Records for this exercise.
** Begin **
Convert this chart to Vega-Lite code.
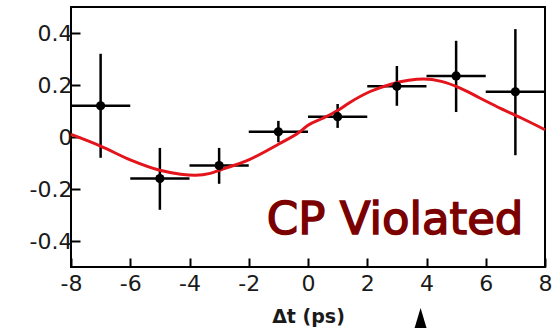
{
  "$schema": "https://vega.github.io/schema/vega-lite/v6.json",
  "width": 474,
  "height": 260,
  "autosize": "none",
  "padding": {"left": 71, "top": 7, "right": 15, "bottom": 61},
  "background": "white",
  "config": {
    "view": {"stroke": "black", "strokeWidth": 2},
    "axis": {"labelFontSize": 22, "labelFont": "DejaVu Sans", "titleFontSize": 19, "labelFlush": false},
    "style": {"guide-label": {"fontSize": 22, "font": "DejaVu Sans"}}
  },
  "datasets": {
    "pts": [
      {"t": -7, "a": 0.12, "lo": -0.08, "hi": 0.32, "t0": -8, "t1": -6},
      {"t": -5, "a": -0.16, "lo": -0.28, "hi": -0.042, "t0": -6, "t1": -4},
      {"t": -3, "a": -0.11, "lo": -0.18, "hi": -0.042, "t0": -4, "t1": -2},
      {"t": -1, "a": 0.02, "lo": -0.02, "hi": 0.062, "t0": -2, "t1": 0},
      {"t": 1, "a": 0.078, "lo": 0.035, "hi": 0.127, "t0": 0, "t1": 2},
      {"t": 3, "a": 0.195, "lo": 0.12, "hi": 0.273, "t0": 2, "t1": 4},
      {"t": 5, "a": 0.235, "lo": 0.096, "hi": 0.37, "t0": 4, "t1": 6},
      {"t": 7, "a": 0.174, "lo": -0.07, "hi": 0.415, "t0": 6, "t1": 8}
    ],
    "fit": [
      {"t": -8, "a": 0.01},
      {"t": -7, "a": -0.035},
      {"t": -6, "a": -0.088},
      {"t": -5, "a": -0.128},
      {"t": -4.3, "a": -0.143},
      {"t": -3.8, "a": -0.147},
      {"t": -3.3, "a": -0.14},
      {"t": -3, "a": -0.128},
      {"t": -2, "a": -0.088},
      {"t": -1, "a": -0.028},
      {"t": -0.3, "a": 0.018},
      {"t": 0, "a": 0.045},
      {"t": 0.5, "a": 0.072},
      {"t": 1, "a": 0.102},
      {"t": 1.4, "a": 0.132},
      {"t": 2.1, "a": 0.175},
      {"t": 2.8, "a": 0.203},
      {"t": 3.4, "a": 0.218},
      {"t": 3.9, "a": 0.223},
      {"t": 4.5, "a": 0.214},
      {"t": 5.1, "a": 0.19},
      {"t": 5.8, "a": 0.15},
      {"t": 6.5, "a": 0.11},
      {"t": 7.2, "a": 0.073},
      {"t": 8, "a": 0.028}
    ],
    "note": [{"t": 2.94, "a": -0.373, "label": "CP Violated"}],
    "arrow": [{"t": 3.8, "a": -0.735}]
  },
  "layer": [
    {
      "mark": {"type": "rule", "color": "black", "strokeWidth": 1, "strokeDash": [2, 2]},
      "encoding": {"y": {"datum": 0, "type": "quantitative", "scale": {"domain": [-0.5, 0.5], "nice": false, "zero": false},
        "axis": {"values": [-0.4, -0.3, -0.2, -0.1, 0, 0.1, 0.2, 0.3, 0.4], "title": null, "grid": false, "domain": false,
          "tickColor": "black", "tickWidth": 2,
          "tickSize": {"condition": {"test": "abs(round(datum.value*10)) % 2 == 1", "value": -5}, "value": -9},
          "labelPadding": 8, "labelFont": "DejaVu Sans", "labelFontSize": 22, "labelColor": "#1a1a1a", "labelFlush": false,
          "labelExpr": "abs(round(datum.value*10)) % 2 == 1 ? '' : (datum.value == 0 ? '0' : (datum.value < 0 ? '-' : '') + format(abs(datum.value), '.1f'))"}}}
    },
    {
      "mark": {"type": "rule", "color": "black", "strokeWidth": 1, "strokeDash": [2, 2]},
      "encoding": {"x": {"datum": 0, "type": "quantitative", "scale": {"domain": [-8, 8], "nice": false, "zero": false},
        "axis": {"values": [-8, -6, -4, -2, 0, 2, 4, 6, 8], "grid": false, "domain": false, "tickColor": "black", "tickWidth": 2,
          "tickSize": -9, "labelPadding": 15, "labelFont": "DejaVu Sans", "labelFontSize": 22, "labelColor": "#1a1a1a", "labelFlush": false,
          "title": "Δt (ps)", "titlePadding": 13, "titleFont": "DejaVu Sans", "titleFontSize": 19, "titleColor": "#1a1a1a", "titleFontWeight": "bold",
          "labelExpr": "(datum.value < 0 ? '-' : '') + format(abs(datum.value), 'd')"}}}
    },
    {
      "data": {"name": "pts"},
      "mark": {"type": "rule", "color": "black", "strokeWidth": 2.5},
      "encoding": {"x": {"field": "t0", "type": "quantitative"}, "x2": {"field": "t1"}, "y": {"field": "a", "type": "quantitative"}}
    },
    {
      "data": {"name": "pts"},
      "mark": {"type": "rule", "color": "black", "strokeWidth": 2.5},
      "encoding": {"x": {"field": "t", "type": "quantitative"}, "y": {"field": "lo", "type": "quantitative"}, "y2": {"field": "hi"}}
    },
    {
      "data": {"name": "fit"},
      "mark": {"type": "line", "color": "#e3141b", "strokeWidth": 3, "interpolate": "monotone"},
      "encoding": {"x": {"field": "t", "type": "quantitative"}, "y": {"field": "a", "type": "quantitative"}}
    },
    {
      "data": {"name": "pts"},
      "mark": {"type": "point", "filled": true, "color": "black", "opacity": 1, "size": 85},
      "encoding": {"x": {"field": "t", "type": "quantitative"}, "y": {"field": "a", "type": "quantitative"}}
    },
    {
      "data": {"name": "note"},
      "mark": {"type": "text", "font": "DejaVu Sans", "fontSize": 45, "color": "#7b0000", "stroke": "#7b0000", "strokeWidth": 1.5, "baseline": "alphabetic", "align": "center"},
      "encoding": {"x": {"field": "t", "type": "quantitative"}, "y": {"field": "a", "type": "quantitative"}, "text": {"field": "label"}}
    },
    {
      "data": {"name": "arrow"},
      "mark": {"type": "point", "filled": true, "color": "black", "opacity": 1, "size": 1600, "shape": "M0,-1L0.6,1L-0.6,1Z", "clip": false},
      "encoding": {"x": {"field": "t", "type": "quantitative"}, "y": {"field": "a", "type": "quantitative"}}
    }
  ]
}
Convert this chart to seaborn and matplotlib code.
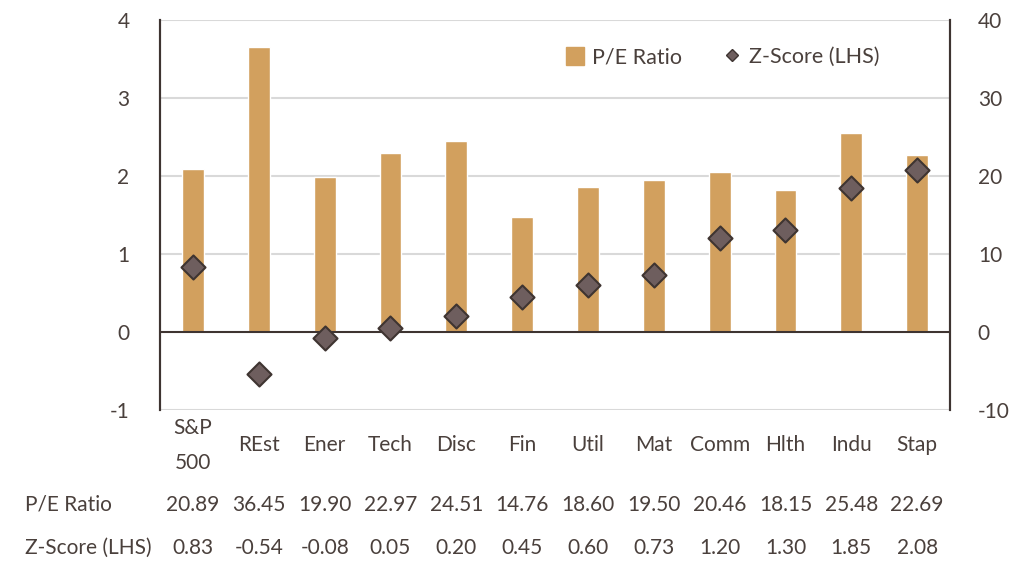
** End **
Aim of the exercise. Images do not belong in the copy; reproduce all other parts of the records above verbatim.

Solved problem.
Convert this chart to Vega-Lite code.
{
  "$schema": "https://vega.github.io/schema/vega-lite/v6.json",
  "width": 474,
  "height": 260,
  "autosize": "none",
  "padding": {"left": 71, "top": 7, "right": 15, "bottom": 61},
  "background": "white",
  "config": {
    "view": {"stroke": "black", "strokeWidth": 2},
    "axis": {"labelFontSize": 22, "labelFont": "DejaVu Sans", "titleFontSize": 19, "labelFlush": false},
    "style": {"guide-label": {"fontSize": 22, "font": "DejaVu Sans"}}
  },
  "datasets": {
    "pts": [
      {"t": -7, "a": 0.12, "lo": -0.08, "hi": 0.32, "t0": -8, "t1": -6},
      {"t": -5, "a": -0.16, "lo": -0.28, "hi": -0.042, "t0": -6, "t1": -4},
      {"t": -3, "a": -0.11, "lo": -0.18, "hi": -0.042, "t0": -4, "t1": -2},
      {"t": -1, "a": 0.02, "lo": -0.02, "hi": 0.062, "t0": -2, "t1": 0},
      {"t": 1, "a": 0.078, "lo": 0.035, "hi": 0.127, "t0": 0, "t1": 2},
      {"t": 3, "a": 0.195, "lo": 0.12, "hi": 0.273, "t0": 2, "t1": 4},
      {"t": 5, "a": 0.235, "lo": 0.096, "hi": 0.37, "t0": 4, "t1": 6},
      {"t": 7, "a": 0.174, "lo": -0.07, "hi": 0.415, "t0": 6, "t1": 8}
    ],
    "fit": [
      {"t": -8, "a": 0.01},
      {"t": -7, "a": -0.035},
      {"t": -6, "a": -0.088},
      {"t": -5, "a": -0.128},
      {"t": -4.3, "a": -0.143},
      {"t": -3.8, "a": -0.147},
      {"t": -3.3, "a": -0.14},
      {"t": -3, "a": -0.128},
      {"t": -2, "a": -0.088},
      {"t": -1, "a": -0.028},
      {"t": -0.3, "a": 0.018},
      {"t": 0, "a": 0.045},
      {"t": 0.5, "a": 0.072},
      {"t": 1, "a": 0.102},
      {"t": 1.4, "a": 0.132},
      {"t": 2.1, "a": 0.175},
      {"t": 2.8, "a": 0.203},
      {"t": 3.4, "a": 0.218},
      {"t": 3.9, "a": 0.223},
      {"t": 4.5, "a": 0.214},
      {"t": 5.1, "a": 0.19},
      {"t": 5.8, "a": 0.15},
      {"t": 6.5, "a": 0.11},
      {"t": 7.2, "a": 0.073},
      {"t": 8, "a": 0.028}
    ],
    "note": [{"t": 2.94, "a": -0.373, "label": "CP Violated"}],
    "arrow": [{"t": 3.8, "a": -0.735}]
  },
  "layer": [
    {
      "mark": {"type": "rule", "color": "black", "strokeWidth": 1, "strokeDash": [2, 2]},
      "encoding": {"y": {"datum": 0, "type": "quantitative", "scale": {"domain": [-0.5, 0.5], "nice": false, "zero": false},
        "axis": {"values": [-0.4, -0.3, -0.2, -0.1, 0, 0.1, 0.2, 0.3, 0.4], "title": null, "grid": false, "domain": false,
          "tickColor": "black", "tickWidth": 2,
          "tickSize": {"condition": {"test": "abs(round(datum.value*10)) % 2 == 1", "value": -5}, "value": -9},
          "labelPadding": 8, "labelFont": "DejaVu Sans", "labelFontSize": 22, "labelColor": "#1a1a1a", "labelFlush": false,
          "labelExpr": "abs(round(datum.value*10)) % 2 == 1 ? '' : (datum.value == 0 ? '0' : (datum.value < 0 ? '-' : '') + format(abs(datum.value), '.1f'))"}}}
    },
    {
      "mark": {"type": "rule", "color": "black", "strokeWidth": 1, "strokeDash": [2, 2]},
      "encoding": {"x": {"datum": 0, "type": "quantitative", "scale": {"domain": [-8, 8], "nice": false, "zero": false},
        "axis": {"values": [-8, -6, -4, -2, 0, 2, 4, 6, 8], "grid": false, "domain": false, "tickColor": "black", "tickWidth": 2,
          "tickSize": -9, "labelPadding": 15, "labelFont": "DejaVu Sans", "labelFontSize": 22, "labelColor": "#1a1a1a", "labelFlush": false,
          "title": "Δt (ps)", "titlePadding": 13, "titleFont": "DejaVu Sans", "titleFontSize": 19, "titleColor": "#1a1a1a", "titleFontWeight": "bold",
          "labelExpr": "(datum.value < 0 ? '-' : '') + format(abs(datum.value), 'd')"}}}
    },
    {
      "data": {"name": "pts"},
      "mark": {"type": "rule", "color": "black", "strokeWidth": 2.5},
      "encoding": {"x": {"field": "t0", "type": "quantitative"}, "x2": {"field": "t1"}, "y": {"field": "a", "type": "quantitative"}}
    },
    {
      "data": {"name": "pts"},
      "mark": {"type": "rule", "color": "black", "strokeWidth": 2.5},
      "encoding": {"x": {"field": "t", "type": "quantitative"}, "y": {"field": "lo", "type": "quantitative"}, "y2": {"field": "hi"}}
    },
    {
      "data": {"name": "fit"},
      "mark": {"type": "line", "color": "#e3141b", "strokeWidth": 3, "interpolate": "monotone"},
      "encoding": {"x": {"field": "t", "type": "quantitative"}, "y": {"field": "a", "type": "quantitative"}}
    },
    {
      "data": {"name": "pts"},
      "mark": {"type": "point", "filled": true, "color": "black", "opacity": 1, "size": 85},
      "encoding": {"x": {"field": "t", "type": "quantitative"}, "y": {"field": "a", "type": "quantitative"}}
    },
    {
      "data": {"name": "note"},
      "mark": {"type": "text", "font": "DejaVu Sans", "fontSize": 45, "color": "#7b0000", "stroke": "#7b0000", "strokeWidth": 1.5, "baseline": "alphabetic", "align": "center"},
      "encoding": {"x": {"field": "t", "type": "quantitative"}, "y": {"field": "a", "type": "quantitative"}, "text": {"field": "label"}}
    },
    {
      "data": {"name": "arrow"},
      "mark": {"type": "point", "filled": true, "color": "black", "opacity": 1, "size": 1600, "shape": "M0,-1L0.6,1L-0.6,1Z", "clip": false},
      "encoding": {"x": {"field": "t", "type": "quantitative"}, "y": {"field": "a", "type": "quantitative"}}
    }
  ]
}
Convert this chart to seaborn and matplotlib code.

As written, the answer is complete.